On her seventeenth birthday, Cassia meets her Match. Society dictates he is her perfect partner for life.
Except he's not.
In Cassia's society, Officials decide who people love.
How many children they have.
Where they work.
When they die.
But, as Cassia finds herself falling in love with another boy, she is determined to make some choices of her own.
And that's when her whole world begins to unravel . . .
Dystopian novels scare me a bit ever since I read 1984. They give me a strange, claustrophobic, sinking feeling. So it was with some trepidation that I started Matched. The book opens with Cassia attending her Match Banquet to find out who she'll marry when she reaches twenty-one. I found Cassia so endearing, excited to find out who her future partner will be despite only being seventeen. Everyone else at the banquet is introduced to a face on a screen in another part of the country. However, Cassia finds herself matched to her childhood friend Xander - a rare occurrence.
Everything in Cassia's society is controlled by Officials. From the clothes they wear to the food they eat which is delivered through food ports to their homes each evening. House visitors are forbidden, as are pens, brightly coloured clothes and choosing your own mate. Despite all of this I was saved from feeling tight-chested by Cassia whose voice is honest and open. Although she's been controlled her whole life she, with the help of her amazing grandfather, learns to question everything. Her grandfather and father are not against twisting the rules and I think this is where she gets her rebellious spirit from. Society also controls the arts and Cassia frequently refers to the One Hundred Poems which are the few which have survived from the past and they play a touching part in this book.
When Cassia finds out that her perfect match isn't the real one she's thrown into a state of confusion. Once she begins to question what she does and why she does it there's no stopping her. Despite the threat of severe repercussions for herself and her family, Cassia forges her own way with disturbing and thought provoking results. Ky is the one who she believes she should be matched with. Due to the restraints on their actions their relationship is one made up of tiny, subtle actions: a word, a brush of a hand, a glance - all these become super-charged. Part of me was screaming inside for her to go back to her safety of life within society's confines but I think that says far more about me than courageous Cassia.

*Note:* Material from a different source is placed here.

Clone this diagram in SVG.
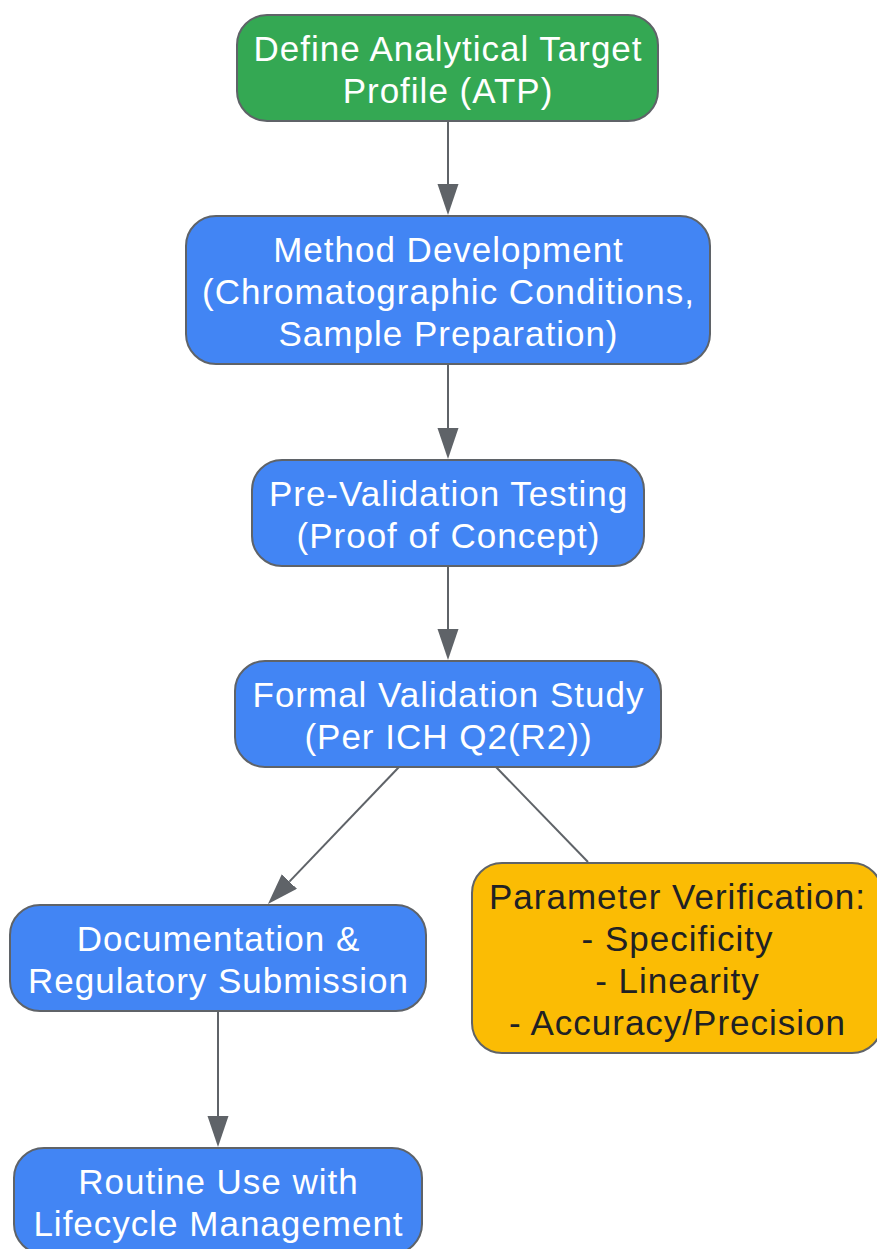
<svg xmlns="http://www.w3.org/2000/svg" width="877" height="1249" viewBox="0 0 877 1249">
<defs>
<marker id="ah" markerUnits="userSpaceOnUse" markerWidth="32" markerHeight="22" refX="0" refY="10.5" orient="auto" viewBox="0 0 32 22">
<path d="M0,0 L31,10.5 L0,21 z" fill="#5f6368"/>
</marker>
<style>
.n{stroke:#5f6368;stroke-width:2}
.g{fill:#34a853}
.b{fill:#4285f4}
.y{fill:#fbbc04}
.t{font-family:"Liberation Sans",Arial,sans-serif;font-size:35px;letter-spacing:1px;text-anchor:middle;fill:#ffffff}
.td{fill:#202124}
.c{stroke:#5f6368;stroke-width:2;fill:none}
</style>
</defs>
<rect width="877" height="1249" fill="#ffffff"/>
<g id="connectors">
<line class="c" x1="448" y1="121" x2="448" y2="184" marker-end="url(#ah)"/>
<line class="c" x1="448" y1="364" x2="448" y2="428" marker-end="url(#ah)"/>
<line class="c" x1="448" y1="566" x2="448" y2="629" marker-end="url(#ah)"/>
<line class="c" x1="399" y1="767" x2="289.4" y2="881.6" marker-end="url(#ah)"/>
<line class="c" x1="496" y1="767" x2="588" y2="862"/>
<line class="c" x1="218" y1="1011" x2="218" y2="1116" marker-end="url(#ah)"/>
</g>
<g id="node-atp">
<rect class="n g" x="237" y="15" width="421" height="106" rx="30"/>
<text class="t"><tspan x="448" y="61">Define Analytical Target</tspan><tspan x="448" y="103">Profile (ATP)</tspan></text>
</g>
<g id="node-method">
<rect class="n b" x="186" y="216" width="524" height="148" rx="30"/>
<text class="t"><tspan x="448.5" y="262">Method Development</tspan><tspan x="448.5" y="304">(Chromatographic Conditions,</tspan><tspan x="448.5" y="346">Sample Preparation)</tspan></text>
</g>
<g id="node-prevalidation">
<rect class="n b" x="252" y="460" width="392" height="106" rx="30"/>
<text class="t"><tspan x="448.5" y="506">Pre-Validation Testing</tspan><tspan x="448.5" y="548">(Proof of Concept)</tspan></text>
</g>
<g id="node-formal">
<rect class="n b" x="235" y="661" width="426" height="106" rx="30"/>
<text class="t"><tspan x="448.5" y="707">Formal Validation Study</tspan><tspan x="448.5" y="749">(Per ICH Q2(R2))</tspan></text>
</g>
<g id="node-documentation">
<rect class="n b" x="10" y="905" width="416" height="106" rx="30"/>
<text class="t"><tspan x="218.5" y="951">Documentation &amp;</tspan><tspan x="218.5" y="993">Regulatory Submission</tspan></text>
</g>
<g id="node-parameters">
<rect class="n y" x="472" y="863" width="410" height="190" rx="30"/>
<text class="t td"><tspan x="677.5" y="909">Parameter Verification:</tspan><tspan x="677.5" y="951">- Specificity</tspan><tspan x="677.5" y="993">- Linearity</tspan><tspan x="677.5" y="1035">- Accuracy/Precision</tspan></text>
</g>
<g id="node-routine">
<rect class="n b" x="14" y="1148" width="408" height="106" rx="30"/>
<text class="t"><tspan x="218.5" y="1194">Routine Use with</tspan><tspan x="218.5" y="1236">Lifecycle Management</tspan></text>
</g>
</svg>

At times I wasn't sure if Ky was worthy of Cassia, if he was charismatic enough that she would risk everything. After all, she's incredibly close to her parents and little brother Bram. But in a way I hardly think this matters as the story is bigger than just their relationship. For me the strength of the book lies in Cassia's journey of discovery - watching her seeing things as they really are rather than what she's supposed to see. The strongest relationship that seems to be a thread through the book is the one with her grandfather and I was crying by page 79. The future portrayed in Matched is suitably terrifying but despite my fear of alternative future societies I'm interested to see what happens to Cassia in Crossed out next year.